--- Start of Input rows ---
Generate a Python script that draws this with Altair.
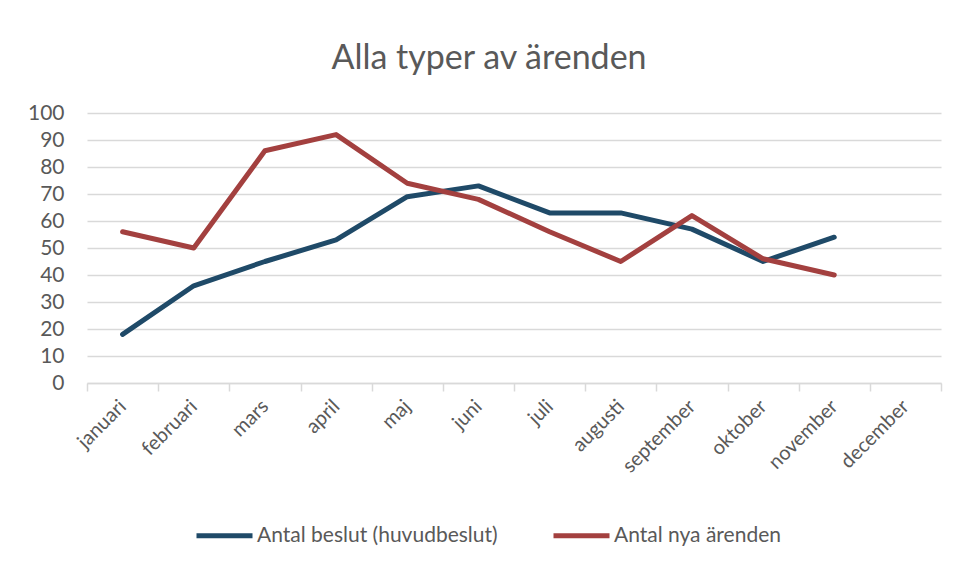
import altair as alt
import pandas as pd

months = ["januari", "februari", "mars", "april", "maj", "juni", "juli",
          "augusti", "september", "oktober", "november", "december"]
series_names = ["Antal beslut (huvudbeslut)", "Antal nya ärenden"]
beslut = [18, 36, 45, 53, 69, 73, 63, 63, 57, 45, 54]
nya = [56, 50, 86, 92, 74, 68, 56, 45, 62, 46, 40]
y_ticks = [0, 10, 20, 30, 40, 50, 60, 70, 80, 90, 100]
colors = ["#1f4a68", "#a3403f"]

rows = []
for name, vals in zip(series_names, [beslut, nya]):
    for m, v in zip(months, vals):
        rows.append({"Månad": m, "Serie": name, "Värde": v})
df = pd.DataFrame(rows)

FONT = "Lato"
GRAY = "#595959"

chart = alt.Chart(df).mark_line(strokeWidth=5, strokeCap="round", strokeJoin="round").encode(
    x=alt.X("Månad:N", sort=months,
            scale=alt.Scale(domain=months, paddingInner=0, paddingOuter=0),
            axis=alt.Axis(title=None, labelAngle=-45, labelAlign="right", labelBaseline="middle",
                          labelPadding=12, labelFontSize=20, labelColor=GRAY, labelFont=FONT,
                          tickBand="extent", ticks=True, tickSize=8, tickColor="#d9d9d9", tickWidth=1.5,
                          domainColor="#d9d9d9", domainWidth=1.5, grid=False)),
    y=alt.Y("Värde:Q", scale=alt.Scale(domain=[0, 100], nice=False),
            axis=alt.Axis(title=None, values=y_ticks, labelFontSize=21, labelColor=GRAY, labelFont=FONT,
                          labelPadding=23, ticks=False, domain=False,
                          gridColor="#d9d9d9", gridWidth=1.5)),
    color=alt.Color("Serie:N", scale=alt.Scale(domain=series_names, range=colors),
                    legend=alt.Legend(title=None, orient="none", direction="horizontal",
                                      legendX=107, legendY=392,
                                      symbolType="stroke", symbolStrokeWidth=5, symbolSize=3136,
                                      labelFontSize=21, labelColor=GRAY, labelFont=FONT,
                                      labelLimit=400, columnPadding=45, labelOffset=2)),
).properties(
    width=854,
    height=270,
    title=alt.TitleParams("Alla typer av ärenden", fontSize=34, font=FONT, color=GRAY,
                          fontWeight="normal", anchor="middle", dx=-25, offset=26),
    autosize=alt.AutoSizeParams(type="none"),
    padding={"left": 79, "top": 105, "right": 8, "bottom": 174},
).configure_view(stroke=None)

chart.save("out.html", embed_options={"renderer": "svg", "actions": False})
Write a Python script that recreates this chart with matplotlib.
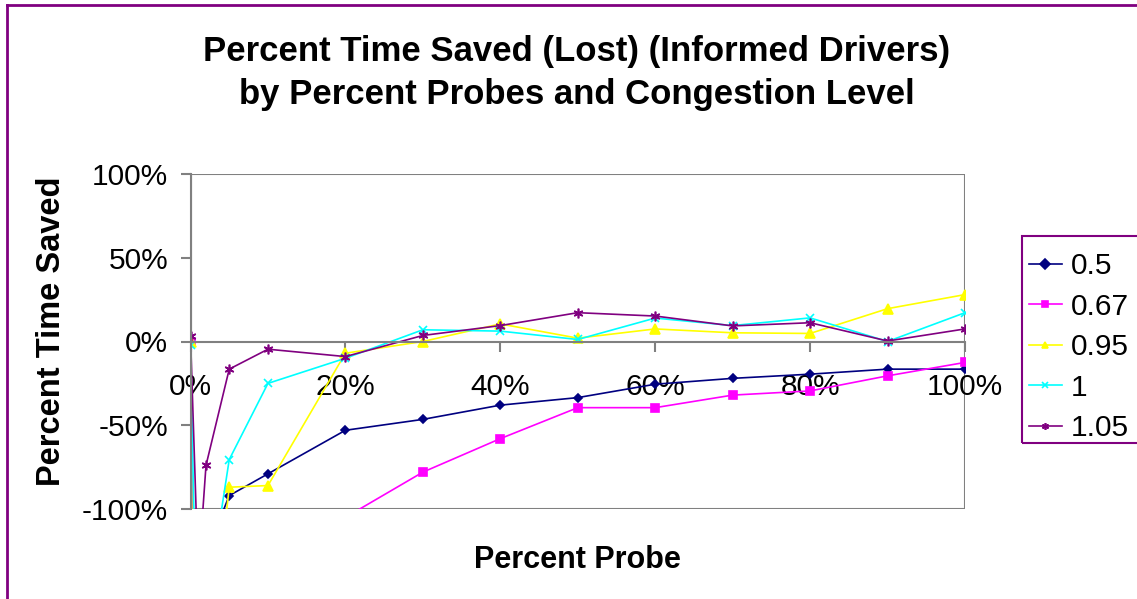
--- End of Input rows ---
- **Given exercise**
Copy, from the material, each line that holds the string "Python".

- **Result for this exercise**
Generate a Python script that draws this with Altair.
Write a Python script that recreates this chart with matplotlib.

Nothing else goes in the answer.